►
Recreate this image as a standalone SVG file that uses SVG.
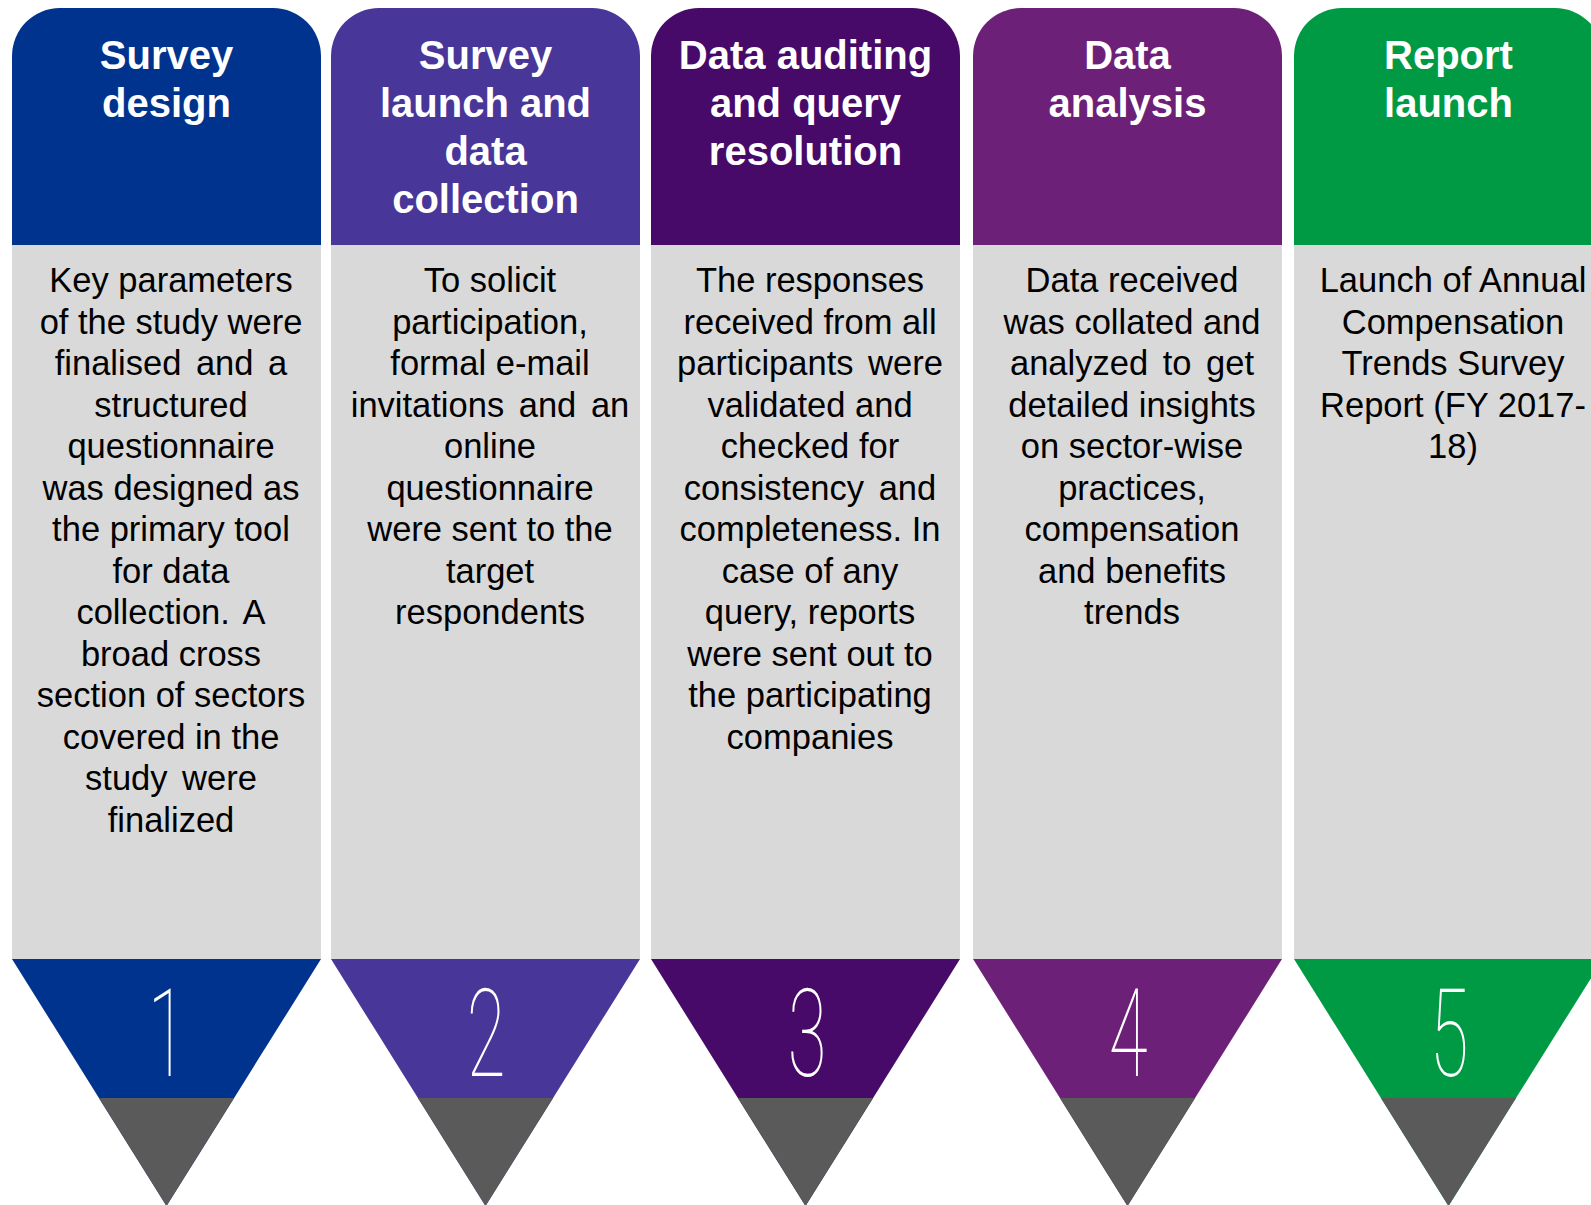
<svg xmlns="http://www.w3.org/2000/svg" width="1591" height="1205" viewBox="0 0 1591 1205">
<style>
.hd{font-family:"Liberation Sans",Arial,sans-serif;font-weight:bold;font-size:40px;fill:#fff;text-anchor:middle}
.bd{font-family:"Liberation Sans",Arial,sans-serif;font-size:34.5px;fill:#000;text-anchor:middle}
.ws{word-spacing:5px}
.num{font-family:Roboto,Inter,"DejaVu Sans",sans-serif;font-weight:100;font-size:122px;fill:#fff;text-anchor:middle}
.body{fill:#D9D9D9}
.tip{fill:#5A5A5A}
</style>
<rect width="1591" height="1205" fill="#fff"/>
<g id="step1">
<path d="M12,246 V56 A48,48 0 0 1 60,8 H273 A48,48 0 0 1 321,56 V246 Z" fill="#00338D"/>
<rect class="body" x="12" y="245" width="309" height="714"/>
<polygon points="12,959 321,959 166.5,1206" fill="#00338D"/>
<polygon class="tip" points="98.9,1098 234.1,1098 166.5,1206"/>
<text class="hd" x="166.5" y="69">Survey</text>
<text class="hd" x="166.5" y="117">design</text>
<text class="bd"><tspan x="171" y="292">Key parameters</tspan><tspan x="171" y="333.5">of the study were</tspan><tspan class="ws" x="171" y="375">finalised and a</tspan><tspan x="171" y="416.5">structured</tspan><tspan x="171" y="458">questionnaire</tspan><tspan x="171" y="499.5">was designed as</tspan><tspan x="171" y="541">the primary tool</tspan><tspan x="171" y="582.5">for data</tspan><tspan class="ws" x="171" y="624">collection. A</tspan><tspan x="171" y="665.5">broad cross</tspan><tspan x="171" y="707">section of sectors</tspan><tspan x="171" y="748.5">covered in the</tspan><tspan class="ws" x="171" y="790">study were</tspan><tspan x="171" y="831.5">finalized</tspan></text>
<text class="num" transform="translate(167,1076) scale(0.58,1)">1</text>
</g>
<g id="step2">
<path d="M331,246 V56 A48,48 0 0 1 379,8 H592 A48,48 0 0 1 640,56 V246 Z" fill="#483698"/>
<rect class="body" x="331" y="245" width="309" height="714"/>
<polygon points="331,959 640,959 485.5,1206" fill="#483698"/>
<polygon class="tip" points="417.9,1098 553.1,1098 485.5,1206"/>
<text class="hd" x="485.5" y="69">Survey</text>
<text class="hd" x="485.5" y="117">launch and</text>
<text class="hd" x="485.5" y="165">data</text>
<text class="hd" x="485.5" y="213">collection</text>
<text class="bd"><tspan x="490" y="292">To solicit</tspan><tspan x="490" y="333.5">participation,</tspan><tspan x="490" y="375">formal e-mail</tspan><tspan class="ws" x="490" y="416.5">invitations and an</tspan><tspan x="490" y="458">online</tspan><tspan x="490" y="499.5">questionnaire</tspan><tspan x="490" y="541">were sent to the</tspan><tspan x="490" y="582.5">target</tspan><tspan x="490" y="624">respondents</tspan></text>
<text class="num" transform="translate(486,1076) scale(0.58,1)">2</text>
</g>
<g id="step3">
<path d="M651,246 V56 A48,48 0 0 1 699,8 H912 A48,48 0 0 1 960,56 V246 Z" fill="#470A68"/>
<rect class="body" x="651" y="245" width="309" height="714"/>
<polygon points="651,959 960,959 805.5,1206" fill="#470A68"/>
<polygon class="tip" points="737.9,1098 873.1,1098 805.5,1206"/>
<text class="hd" x="805.5" y="69">Data auditing</text>
<text class="hd" x="805.5" y="117">and query</text>
<text class="hd" x="805.5" y="165">resolution</text>
<text class="bd"><tspan x="810" y="292">The responses</tspan><tspan x="810" y="333.5">received from all</tspan><tspan class="ws" x="810" y="375">participants were</tspan><tspan x="810" y="416.5">validated and</tspan><tspan x="810" y="458">checked for</tspan><tspan class="ws" x="810" y="499.5">consistency and</tspan><tspan x="810" y="541">completeness. In</tspan><tspan x="810" y="582.5">case of any</tspan><tspan x="810" y="624">query, reports</tspan><tspan x="810" y="665.5">were sent out to</tspan><tspan x="810" y="707">the participating</tspan><tspan x="810" y="748.5">companies</tspan></text>
<text class="num" transform="translate(807,1076) scale(0.58,1)">3</text>
</g>
<g id="step4">
<path d="M973,246 V56 A48,48 0 0 1 1021,8 H1234 A48,48 0 0 1 1282,56 V246 Z" fill="#6D2077"/>
<rect class="body" x="973" y="245" width="309" height="714"/>
<polygon points="973,959 1282,959 1127.5,1206" fill="#6D2077"/>
<polygon class="tip" points="1059.9,1098 1195.1,1098 1127.5,1206"/>
<text class="hd" x="1127.5" y="69">Data</text>
<text class="hd" x="1127.5" y="117">analysis</text>
<text class="bd"><tspan x="1132" y="292">Data received</tspan><tspan x="1132" y="333.5">was collated and</tspan><tspan class="ws" x="1132" y="375">analyzed to get</tspan><tspan x="1132" y="416.5">detailed insights</tspan><tspan x="1132" y="458">on sector-wise</tspan><tspan x="1132" y="499.5">practices,</tspan><tspan x="1132" y="541">compensation</tspan><tspan x="1132" y="582.5">and benefits</tspan><tspan x="1132" y="624">trends</tspan></text>
<text class="num" transform="translate(1128,1076) scale(0.58,1)">4</text>
</g>
<g id="step5">
<path d="M1294,246 V56 A48,48 0 0 1 1342,8 H1555 A48,48 0 0 1 1603,56 V246 Z" fill="#009A44"/>
<rect class="body" x="1294" y="245" width="309" height="714"/>
<polygon points="1294,959 1603,959 1448.5,1206" fill="#009A44"/>
<polygon class="tip" points="1380.9,1098 1516.1,1098 1448.5,1206"/>
<text class="hd" x="1448.5" y="69">Report</text>
<text class="hd" x="1448.5" y="117">launch</text>
<text class="bd"><tspan x="1453" y="292">Launch of Annual</tspan><tspan x="1453" y="333.5">Compensation</tspan><tspan x="1453" y="375">Trends Survey</tspan><tspan x="1453" y="416.5">Report (FY 2017-</tspan><tspan x="1453" y="458">18)</tspan></text>
<text class="num" transform="translate(1449,1076) scale(0.58,1)">5</text>
</g>
<g id="connectors"></g>
</svg>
◄
Task objective: Make an exact copy of the whole listing, but don't bring over any pictures.

Output below:
Recreate this image as a standalone SVG file that uses SVG.
<svg xmlns="http://www.w3.org/2000/svg" width="1591" height="1205" viewBox="0 0 1591 1205">
<style>
.hd{font-family:"Liberation Sans",Arial,sans-serif;font-weight:bold;font-size:40px;fill:#fff;text-anchor:middle}
.bd{font-family:"Liberation Sans",Arial,sans-serif;font-size:34.5px;fill:#000;text-anchor:middle}
.ws{word-spacing:5px}
.num{font-family:Roboto,Inter,"DejaVu Sans",sans-serif;font-weight:100;font-size:122px;fill:#fff;text-anchor:middle}
.body{fill:#D9D9D9}
.tip{fill:#5A5A5A}
</style>
<rect width="1591" height="1205" fill="#fff"/>
<g id="step1">
<path d="M12,246 V56 A48,48 0 0 1 60,8 H273 A48,48 0 0 1 321,56 V246 Z" fill="#00338D"/>
<rect class="body" x="12" y="245" width="309" height="714"/>
<polygon points="12,959 321,959 166.5,1206" fill="#00338D"/>
<polygon class="tip" points="98.9,1098 234.1,1098 166.5,1206"/>
<text class="hd" x="166.5" y="69">Survey</text>
<text class="hd" x="166.5" y="117">design</text>
<text class="bd"><tspan x="171" y="292">Key parameters</tspan><tspan x="171" y="333.5">of the study were</tspan><tspan class="ws" x="171" y="375">finalised and a</tspan><tspan x="171" y="416.5">structured</tspan><tspan x="171" y="458">questionnaire</tspan><tspan x="171" y="499.5">was designed as</tspan><tspan x="171" y="541">the primary tool</tspan><tspan x="171" y="582.5">for data</tspan><tspan class="ws" x="171" y="624">collection. A</tspan><tspan x="171" y="665.5">broad cross</tspan><tspan x="171" y="707">section of sectors</tspan><tspan x="171" y="748.5">covered in the</tspan><tspan class="ws" x="171" y="790">study were</tspan><tspan x="171" y="831.5">finalized</tspan></text>
<text class="num" transform="translate(167,1076) scale(0.58,1)">1</text>
</g>
<g id="step2">
<path d="M331,246 V56 A48,48 0 0 1 379,8 H592 A48,48 0 0 1 640,56 V246 Z" fill="#483698"/>
<rect class="body" x="331" y="245" width="309" height="714"/>
<polygon points="331,959 640,959 485.5,1206" fill="#483698"/>
<polygon class="tip" points="417.9,1098 553.1,1098 485.5,1206"/>
<text class="hd" x="485.5" y="69">Survey</text>
<text class="hd" x="485.5" y="117">launch and</text>
<text class="hd" x="485.5" y="165">data</text>
<text class="hd" x="485.5" y="213">collection</text>
<text class="bd"><tspan x="490" y="292">To solicit</tspan><tspan x="490" y="333.5">participation,</tspan><tspan x="490" y="375">formal e-mail</tspan><tspan class="ws" x="490" y="416.5">invitations and an</tspan><tspan x="490" y="458">online</tspan><tspan x="490" y="499.5">questionnaire</tspan><tspan x="490" y="541">were sent to the</tspan><tspan x="490" y="582.5">target</tspan><tspan x="490" y="624">respondents</tspan></text>
<text class="num" transform="translate(486,1076) scale(0.58,1)">2</text>
</g>
<g id="step3">
<path d="M651,246 V56 A48,48 0 0 1 699,8 H912 A48,48 0 0 1 960,56 V246 Z" fill="#470A68"/>
<rect class="body" x="651" y="245" width="309" height="714"/>
<polygon points="651,959 960,959 805.5,1206" fill="#470A68"/>
<polygon class="tip" points="737.9,1098 873.1,1098 805.5,1206"/>
<text class="hd" x="805.5" y="69">Data auditing</text>
<text class="hd" x="805.5" y="117">and query</text>
<text class="hd" x="805.5" y="165">resolution</text>
<text class="bd"><tspan x="810" y="292">The responses</tspan><tspan x="810" y="333.5">received from all</tspan><tspan class="ws" x="810" y="375">participants were</tspan><tspan x="810" y="416.5">validated and</tspan><tspan x="810" y="458">checked for</tspan><tspan class="ws" x="810" y="499.5">consistency and</tspan><tspan x="810" y="541">completeness. In</tspan><tspan x="810" y="582.5">case of any</tspan><tspan x="810" y="624">query, reports</tspan><tspan x="810" y="665.5">were sent out to</tspan><tspan x="810" y="707">the participating</tspan><tspan x="810" y="748.5">companies</tspan></text>
<text class="num" transform="translate(807,1076) scale(0.58,1)">3</text>
</g>
<g id="step4">
<path d="M973,246 V56 A48,48 0 0 1 1021,8 H1234 A48,48 0 0 1 1282,56 V246 Z" fill="#6D2077"/>
<rect class="body" x="973" y="245" width="309" height="714"/>
<polygon points="973,959 1282,959 1127.5,1206" fill="#6D2077"/>
<polygon class="tip" points="1059.9,1098 1195.1,1098 1127.5,1206"/>
<text class="hd" x="1127.5" y="69">Data</text>
<text class="hd" x="1127.5" y="117">analysis</text>
<text class="bd"><tspan x="1132" y="292">Data received</tspan><tspan x="1132" y="333.5">was collated and</tspan><tspan class="ws" x="1132" y="375">analyzed to get</tspan><tspan x="1132" y="416.5">detailed insights</tspan><tspan x="1132" y="458">on sector-wise</tspan><tspan x="1132" y="499.5">practices,</tspan><tspan x="1132" y="541">compensation</tspan><tspan x="1132" y="582.5">and benefits</tspan><tspan x="1132" y="624">trends</tspan></text>
<text class="num" transform="translate(1128,1076) scale(0.58,1)">4</text>
</g>
<g id="step5">
<path d="M1294,246 V56 A48,48 0 0 1 1342,8 H1555 A48,48 0 0 1 1603,56 V246 Z" fill="#009A44"/>
<rect class="body" x="1294" y="245" width="309" height="714"/>
<polygon points="1294,959 1603,959 1448.5,1206" fill="#009A44"/>
<polygon class="tip" points="1380.9,1098 1516.1,1098 1448.5,1206"/>
<text class="hd" x="1448.5" y="69">Report</text>
<text class="hd" x="1448.5" y="117">launch</text>
<text class="bd"><tspan x="1453" y="292">Launch of Annual</tspan><tspan x="1453" y="333.5">Compensation</tspan><tspan x="1453" y="375">Trends Survey</tspan><tspan x="1453" y="416.5">Report (FY 2017-</tspan><tspan x="1453" y="458">18)</tspan></text>
<text class="num" transform="translate(1449,1076) scale(0.58,1)">5</text>
</g>
<g id="connectors"></g>
</svg>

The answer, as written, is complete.